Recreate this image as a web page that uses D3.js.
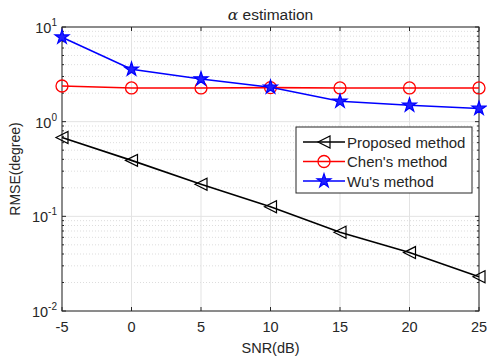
<!DOCTYPE html>
<html>
<head>
<meta charset="utf-8">
<script src="https://cdn.jsdelivr.net/npm/d3@7"></script>
<style>
body { margin: 0; background: #fff; }
text { font-family: "Liberation Sans", Arial, sans-serif; fill: #262626; }
</style>
</head>
<body>
<script>
var snr = [-5, 0, 5, 10, 15, 20, 25];
var proposed = [0.68, 0.39, 0.218, 0.126, 0.068, 0.0414, 0.023];
var chen = [2.38, 2.27, 2.27, 2.29, 2.27, 2.27, 2.27];
var wu = [7.8, 3.57, 2.82, 2.31, 1.64, 1.49, 1.38];
var xTicks = [-5, 0, 5, 10, 15, 20, 25];
var yDecades = [0.01, 0.1, 1, 10];
var seriesNames = ['Proposed method', "Chen's method", "Wu's method"];

var width = 487, height = 363;
var m = {left: 62, right: 8, top: 27, bottom: 52};
var pw = width - m.left - m.right, ph = height - m.top - m.bottom;

var svg = d3.select('body').append('svg')
  .attr('width', width)
  .attr('height', height);

var x = d3.scaleLinear().domain([-5, 25]).range([m.left, m.left + pw]);
var y = d3.scaleLog().domain([0.01, 10]).range([m.top + ph, m.top]);

var minor = [];
[0.01, 0.1, 1].forEach(function(d) {
  for (var k = 2; k <= 9; k++) minor.push(d * k);
});

// grid
var g = svg.append('g');
g.selectAll('.mg').data(minor).enter().append('line')
  .attr('x1', m.left).attr('x2', m.left + pw)
  .attr('y1', function(d) { return y(d); }).attr('y2', function(d) { return y(d); })
  .attr('stroke', '#d4d4d4').attr('stroke-width', 0.8).attr('stroke-dasharray', '1,2');
g.selectAll('.xg').data(xTicks).enter().append('line')
  .attr('x1', function(d) { return x(d); }).attr('x2', function(d) { return x(d); })
  .attr('y1', m.top).attr('y2', m.top + ph)
  .attr('stroke', '#e3e3e3').attr('stroke-width', 1);
g.selectAll('.yg').data(yDecades).enter().append('line')
  .attr('x1', m.left).attr('x2', m.left + pw)
  .attr('y1', function(d) { return y(d); }).attr('y2', function(d) { return y(d); })
  .attr('stroke', '#e3e3e3').attr('stroke-width', 1);

// box + ticks
var ax = svg.append('g').attr('stroke', '#262626').attr('stroke-width', 1);
ax.append('rect').attr('x', m.left).attr('y', m.top).attr('width', pw).attr('height', ph)
  .attr('fill', 'none');
xTicks.forEach(function(d) {
  ax.append('line').attr('x1', x(d)).attr('x2', x(d)).attr('y1', m.top + ph).attr('y2', m.top + ph - 4);
  ax.append('line').attr('x1', x(d)).attr('x2', x(d)).attr('y1', m.top).attr('y2', m.top + 4);
});
yDecades.forEach(function(d) {
  ax.append('line').attr('x1', m.left).attr('x2', m.left + 4).attr('y1', y(d)).attr('y2', y(d));
  ax.append('line').attr('x1', m.left + pw).attr('x2', m.left + pw - 4).attr('y1', y(d)).attr('y2', y(d));
});
minor.forEach(function(d) {
  ax.append('line').attr('x1', m.left).attr('x2', m.left + 2).attr('y1', y(d)).attr('y2', y(d));
  ax.append('line').attr('x1', m.left + pw).attr('x2', m.left + pw - 2).attr('y1', y(d)).attr('y2', y(d));
});

// tick labels
svg.selectAll('.xl').data(xTicks).enter().append('text')
  .attr('x', function(d) { return x(d); }).attr('y', m.top + ph + 21)
  .attr('text-anchor', 'middle').style('font-size', '14.5px')
  .text(function(d) { return d; });
yDecades.forEach(function(d) {
  var e = Math.round(Math.log10(d));
  var t = svg.append('text').attr('x', m.left - 5).attr('y', y(d) + 6)
    .attr('text-anchor', 'end').style('font-size', '14.5px');
  t.append('tspan').text('10');
  t.append('tspan').attr('dy', -7).style('font-size', '10px').text(e);
});

svg.append('text').attr('x', m.left + pw / 2).attr('y', m.top + ph + 42)
  .attr('text-anchor', 'middle').style('font-size', '14.5px').text('SNR(dB)');
svg.append('text').attr('transform', 'translate(20,' + (m.top + ph / 2) + ') rotate(-90)')
  .attr('text-anchor', 'middle').style('font-size', '14px').text('RMSE(degree)');
var title = svg.append('text').attr('x', m.left + pw / 2).attr('y', 20)
  .attr('text-anchor', 'middle').style('font-size', '15.5px');
title.append('tspan').style('font-family', '"DejaVu Serif", serif').style('font-style', 'italic').text('α');
title.append('tspan').text(' estimation');

// series
var colors = ['#000000', '#ff0000', '#0000ff'];
var allData = [proposed, chen, wu];
var line = d3.line().x(function(d) { return x(d[0]); }).y(function(d) { return y(d[1]); });

function triangle(s) {
  return 'M' + (-s) + ',0L' + s + ',' + (-s) + 'L' + s + ',' + s + 'Z';
}
var star = d3.symbol().type(d3.symbolStar).size(60);

function marker(sel, i) {
  if (i === 0) {
    sel.append('path').attr('d', triangle(6)).attr('fill', 'none')
      .attr('stroke', colors[i]).attr('stroke-width', 1.2);
  } else if (i === 1) {
    sel.append('circle').attr('r', 6).attr('fill', 'none')
      .attr('stroke', colors[i]).attr('stroke-width', 1.3);
  } else {
    sel.append('path').attr('d', star()).attr('fill', '#2020ff')
      .attr('stroke', colors[i]).attr('stroke-width', 1.2);
  }
}

allData.forEach(function(vals, i) {
  var pts = snr.map(function(s, j) { return [s, vals[j]]; });
  svg.append('path').datum(pts).attr('d', line)
    .attr('fill', 'none').attr('stroke', colors[i]).attr('stroke-width', 1.6);
  pts.forEach(function(p) {
    var mg = svg.append('g').attr('transform', 'translate(' + x(p[0]) + ',' + y(p[1]) + ')');
    marker(mg, i);
  });
});

// legend
var lg = svg.append('g').attr('transform', 'translate(296,127)');
lg.append('rect').attr('width', 176).attr('height', 66).attr('fill', '#fff')
  .attr('stroke', '#262626').attr('stroke-width', 1);
seriesNames.forEach(function(name, i) {
  var row = lg.append('g').attr('transform', 'translate(0,' + (15 + i * 19.5) + ')');
  row.append('line').attr('x1', 7).attr('x2', 49).attr('stroke', colors[i]).attr('stroke-width', 1.6);
  var mk = row.append('g').attr('transform', 'translate(28,0)');
  marker(mk, i);
  row.append('text').attr('x', 51).attr('y', 5.5).style('font-size', '15px').text(name);
});
</script>
</body>
</html>
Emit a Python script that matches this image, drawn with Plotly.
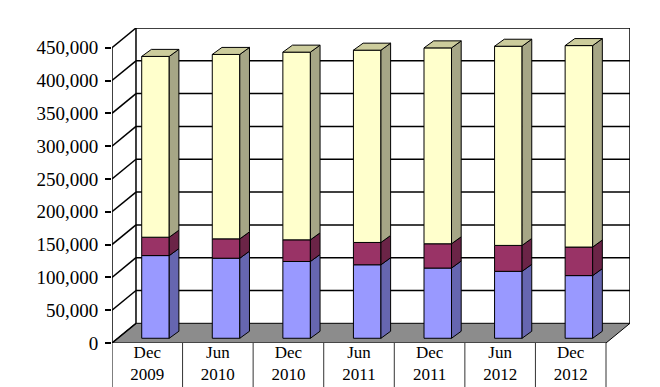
import plotly.graph_objects as go

# ---- data ----
categories = ["Dec<br>2009", "Jun<br>2010", "Dec<br>2010", "Jun<br>2011",
              "Dec<br>2011", "Jun<br>2012", "Dec<br>2012"]
series_blue = [126000, 122000, 117000, 112000, 107000, 102000, 95500]
series_maroon = [28000, 29500, 33000, 34000, 37000, 39500, 43500]
series_yellow = [275500, 281000, 286000, 293000, 298500, 303500, 307000]
y_ticks = list(range(0, 450001, 50000))

# ---- 3D styling constants (in axis units) ----
N = len(categories)
DEPTH_X = 0.34        # wall depth, category units
DEPTH_Y = 30000       # wall depth, value units
BAR_SHIFT_X = 0.116   # bar front plane offset
BAR_BASE = 7200
BAR_W = 0.39
BAR_DX = 0.137
BAR_DY = 10700
Y_MAX = 450000

front_cols = ["#9999FF", "#993366", "#FFFFCC"]
side_cols = ["#6666B0", "#6B2447", "#A6A686"]
top_col = "#CCCC9C"

fig = go.Figure()

series = [series_blue, series_maroon, series_yellow]
cum = [BAR_BASE] * N
bases = []
for s in series:
    bases.append(list(cum))
    cum = [c + v for c, v in zip(cum, s)]

xc = [i + 0.5 + BAR_SHIFT_X for i in range(N)]

# front faces
for s, b, col in zip(series, bases, front_cols):
    fig.add_trace(go.Bar(x=xc, y=s, base=b, width=BAR_W,
                         marker=dict(color=col, line=dict(color="black", width=1)),
                         hoverinfo="skip", showlegend=False))

# side faces
for s, b, col in zip(series, bases, side_cols):
    px, py = [], []
    for x, v, b0 in zip(xc, s, b):
        xr = x + BAR_W / 2
        px += [xr, xr + BAR_DX, xr + BAR_DX, xr, xr, None]
        py += [b0, b0 + BAR_DY, b0 + v + BAR_DY, b0 + v, b0, None]
    fig.add_trace(go.Scatter(x=px, y=py, mode="lines", fill="toself", fillcolor=col,
                             line=dict(color="black", width=1), hoverinfo="skip",
                             showlegend=False))

# top faces
px, py = [], []
for x, t in zip(xc, cum):
    xl, xr = x - BAR_W / 2, x + BAR_W / 2
    px += [xl, xr, xr + BAR_DX, xl + BAR_DX, xl, None]
    py += [t, t, t + BAR_DY, t + BAR_DY, t, None]
fig.add_trace(go.Scatter(x=px, y=py, mode="lines", fill="toself", fillcolor=top_col,
                         line=dict(color="black", width=1), hoverinfo="skip",
                         showlegend=False))

shapes = []
# floor
shapes.append(dict(type="path", xref="x", yref="y", layer="below",
                   path=f"M 0 0 L {N} 0 L {N + DEPTH_X} {DEPTH_Y} L {DEPTH_X} {DEPTH_Y} Z",
                   fillcolor="#8C8C8C", line=dict(color="black", width=1)))
# back wall gridlines + left wall diagonals
for v in y_ticks:
    if v > 0:
        shapes.append(dict(type="line", xref="x", yref="y", layer="below",
                           x0=DEPTH_X, x1=N + DEPTH_X, y0=v + DEPTH_Y, y1=v + DEPTH_Y,
                           line=dict(color="black", width=1.5)))
    shapes.append(dict(type="line", xref="x", yref="y", layer="below",
                       x0=0, x1=DEPTH_X, y0=v, y1=v + DEPTH_Y,
                       line=dict(color="black", width=1.5)))
# back wall vertical edges
for xe in (DEPTH_X, N + DEPTH_X):
    shapes.append(dict(type="line", xref="x", yref="y", layer="below",
                       x0=xe, x1=xe, y0=DEPTH_Y, y1=Y_MAX + DEPTH_Y,
                       line=dict(color="black", width=1.5)))
# front value axis
shapes.append(dict(type="line", xref="x", yref="y", layer="above",
                   x0=0, x1=0, y0=0, y1=Y_MAX, line=dict(color="black", width=1.5)))
# category table dividers
for i in range(N + 1):
    shapes.append(dict(type="line", xref="x", yref="paper", layer="above",
                       x0=i, x1=i, y0=0, y1=-0.2,
                       line=dict(color="black" if i == 0 else "#333333", width=1)))

SERIF = "Liberation Serif, Times New Roman, serif"

# note: the page body adds an 8px margin, so margins are offset by 8px
fig.update_layout(
    width=660, height=387,
    margin=dict(l=104, r=38, t=20, b=52),
    paper_bgcolor="white", plot_bgcolor="white",
    barmode="overlay",
    shapes=shapes,
    showlegend=False,
    font=dict(family=SERIF, color="black"),
    xaxis=dict(range=[0, N + DEPTH_X], tickvals=[i + 0.5 for i in range(N)],
               ticktext=categories, showgrid=False, zeroline=False, showline=False,
               ticks="", ticklabelstandoff=-3, tickfont=dict(size=17, family=SERIF),
               automargin=False, fixedrange=True),
    yaxis=dict(range=[0, Y_MAX + DEPTH_Y], tickvals=y_ticks, tickformat=",d",
               showgrid=False, zeroline=False, showline=False,
               ticks="outside", ticklen=6, tickcolor="black", tickwidth=1.5,
               ticklabelstandoff=3,
               tickfont=dict(size=19, family=SERIF),
               automargin=False, fixedrange=True),
)

fig.write_html("out.html")
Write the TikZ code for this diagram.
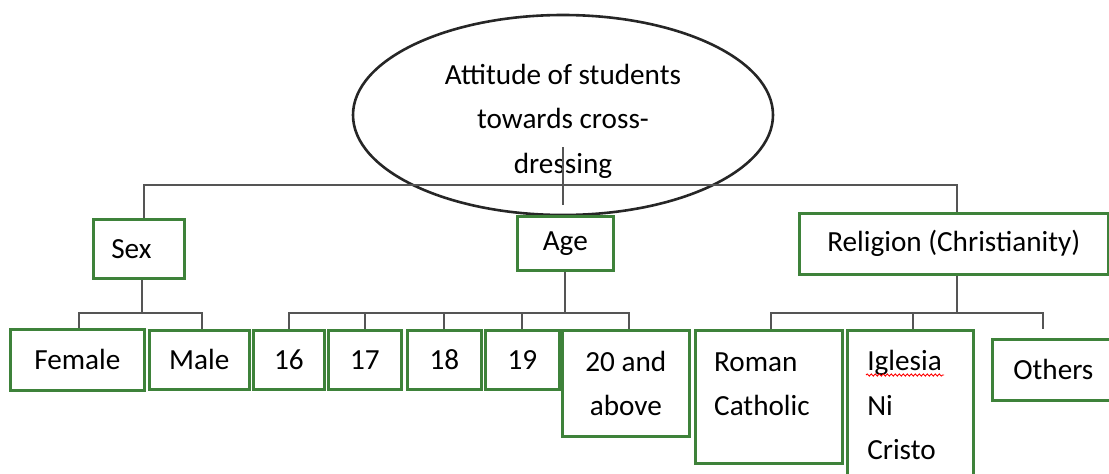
\documentclass[tikz,border=0pt]{standalone}
\usepackage{fontspec}
\setmainfont{Carlito}
\usepackage{xcolor}
\usepackage{tikz}
\usetikzlibrary{shapes.geometric,decorations.pathmorphing}
\definecolor{boxgreen}{RGB}{62,130,58}
\definecolor{linkgray}{RGB}{85,85,85}

\begin{document}
\begin{tikzpicture}[x=1pt, y=-1pt,
    every node/.style={font=\fontsize{29.2}{44.5}\selectfont, text=black},
    box/.style={draw=boxgreen, line width=2.6pt, anchor=north west, inner xsep=0pt, inner ysep=0pt, align=center},
    lbox/.style={box, align=left, inner xsep=20pt},
    link/.style={draw=linkgray, line width=1.8pt},
    spell/.style={red, line width=0.9pt, decorate, decoration={snake, amplitude=1.1pt, segment length=4pt}}]
    \useasboundingbox (0,0) rectangle (1109,474);
    \clip (0,0) rectangle (1109,474);

    \node[ellipse, draw=black!85, line width=2.6pt, minimum width=420pt, minimum height=200pt, inner sep=0pt] (root) at (563,115) {};
    \node[align=center, inner sep=0pt] (roottext) at (563,121) {Attitude of students\\towards cross-\\dressing};

    \node[lbox, text width=55pt, inner xsep=18pt, minimum height=59pt] (sex) at (92,218) {Sex};
    \node[box, minimum width=96pt, minimum height=54pt] (age) at (516,215) {Age};
    \node[box, minimum width=309pt, minimum height=61pt] (rel) at (798,212) {Religion (Christianity)};

    \node[box, minimum width=134pt, minimum height=61pt] (fem) at (9,328) {Female};
    \node[box, minimum width=100pt, minimum height=59pt] (male) at (148,329) {Male};
    \node[box, minimum width=71pt, minimum height=59pt] (n16) at (252,329) {16};
    \node[box, minimum width=73pt, minimum height=59pt] (n17) at (327,329) {17};
    \node[box, minimum width=74pt, minimum height=59pt] (n18) at (406,329) {18};
    \node[box, minimum width=74pt, minimum height=59pt] (n19) at (484,329) {19};
    \node[box, minimum width=127pt, minimum height=106pt] (n20) at (561,329) {20 and\\above};
    \node[box, minimum width=147pt, minimum height=133pt] (rc) at (694,329) {};
    \node[anchor=west, align=left, inner sep=0pt] (rctext) at (714,384) {Roman\\Catholic};
    \node[lbox, text width=86pt, minimum height=150pt] (inc) at (846,329) {Iglesia\\Ni\\Cristo};
    \node[lbox, text width=93pt, inner xsep=21pt, minimum height=61pt] (oth) at (991,338) {Others};
    \draw[spell] (866,375) -- (944,375);

    % first split
    \coordinate (top) at (563,185);
    \coordinate (stem) at (563,147);
    \draw[link] ([xshift=5pt]sex.north) |- (top) -| ([xshift=3pt]rel.north);
    \draw[link] (stem) -- ++(0,58);

    % sex
    \coordinate (sb) at (142,313);
    \draw[link] (sex.south -| sb) -- (sb);
    \draw[link] ([xshift=2pt]fem.north) |- (sb) -| ([xshift=3pt]male.north);

    % age
    \coordinate (ab) at (565,313);
    \draw[link] (age.south) -- (age.south |- ab);
    \draw[link] (n16.north) |- (ab) -| ([xshift=3pt]n20.north);
    \foreach \n in {n17,n18,n19}
        \draw[link] (\n.north) -- (\n.north |- ab);

    % religion
    \coordinate (rb) at (956,313);
    \coordinate (ot) at (1043,329);
    \draw[link] ([xshift=3pt]rel.south) -- ([xshift=3pt]rel.south |- rb);
    \draw[link] ([xshift=2pt]rc.north) |- (rb) -| (ot);
    \draw[link] ([xshift=3pt]inc.north) -- ([xshift=3pt]inc.north |- rb);
\end{tikzpicture}
\end{document}
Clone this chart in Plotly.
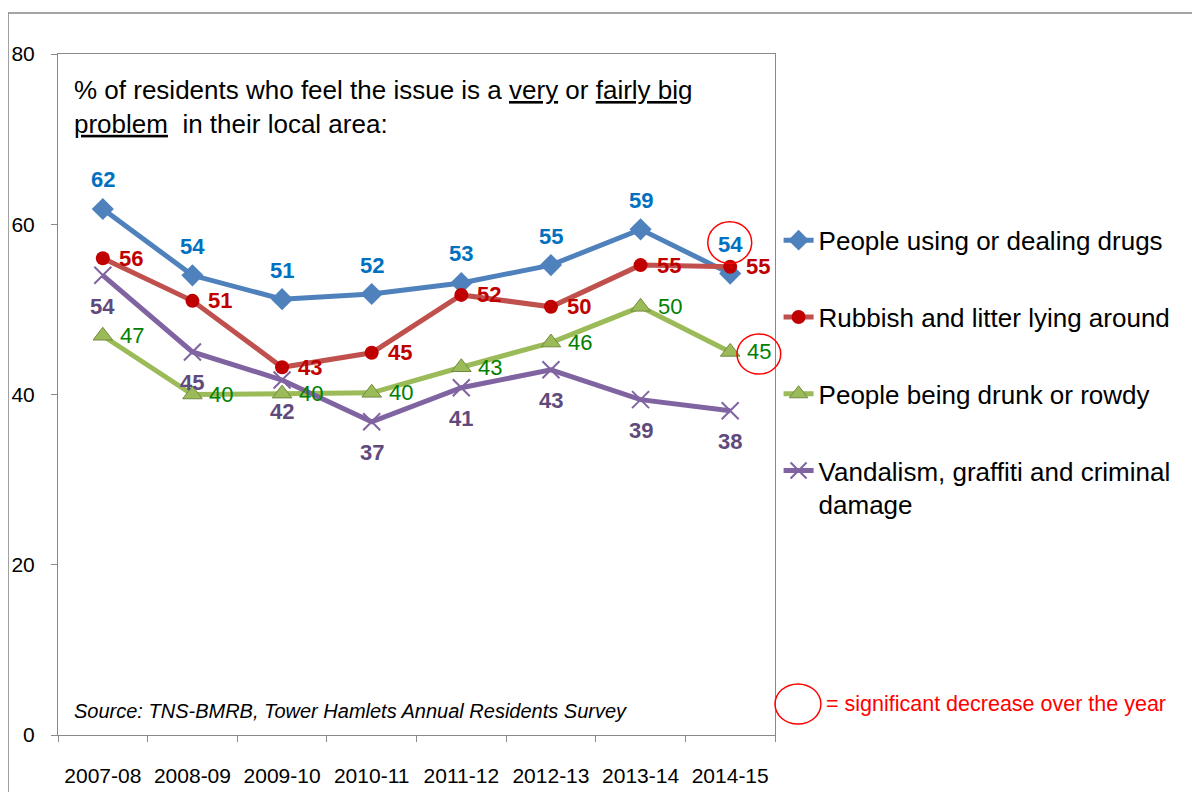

::::

### [REQUIREMENTS]
Give again the lines from "Write the TikZ code for this diagram." to "minimum width=309pt, minimum" exactly, both of those lines included, and do not include any pictures.

### [SOLVED EXERCISE]
Write the TikZ code for this diagram.
\documentclass[tikz,border=0pt]{standalone}
\usepackage{fontspec}
\setmainfont{Carlito}
\usepackage{xcolor}
\usepackage{tikz}
\usetikzlibrary{shapes.geometric,decorations.pathmorphing}
\definecolor{boxgreen}{RGB}{62,130,58}
\definecolor{linkgray}{RGB}{85,85,85}

\begin{document}
\begin{tikzpicture}[x=1pt, y=-1pt,
    every node/.style={font=\fontsize{29.2}{44.5}\selectfont, text=black},
    box/.style={draw=boxgreen, line width=2.6pt, anchor=north west, inner xsep=0pt, inner ysep=0pt, align=center},
    lbox/.style={box, align=left, inner xsep=20pt},
    link/.style={draw=linkgray, line width=1.8pt},
    spell/.style={red, line width=0.9pt, decorate, decoration={snake, amplitude=1.1pt, segment length=4pt}}]
    \useasboundingbox (0,0) rectangle (1109,474);
    \clip (0,0) rectangle (1109,474);

    \node[ellipse, draw=black!85, line width=2.6pt, minimum width=420pt, minimum height=200pt, inner sep=0pt] (root) at (563,115) {};
    \node[align=center, inner sep=0pt] (roottext) at (563,121) {Attitude of students\\towards cross-\\dressing};

    \node[lbox, text width=55pt, inner xsep=18pt, minimum height=59pt] (sex) at (92,218) {Sex};
    \node[box, minimum width=96pt, minimum height=54pt] (age) at (516,215) {Age};
    \node[box, minimum width=309pt, minimum height=61pt] (rel) at (798,212) {Religion (Christianity)};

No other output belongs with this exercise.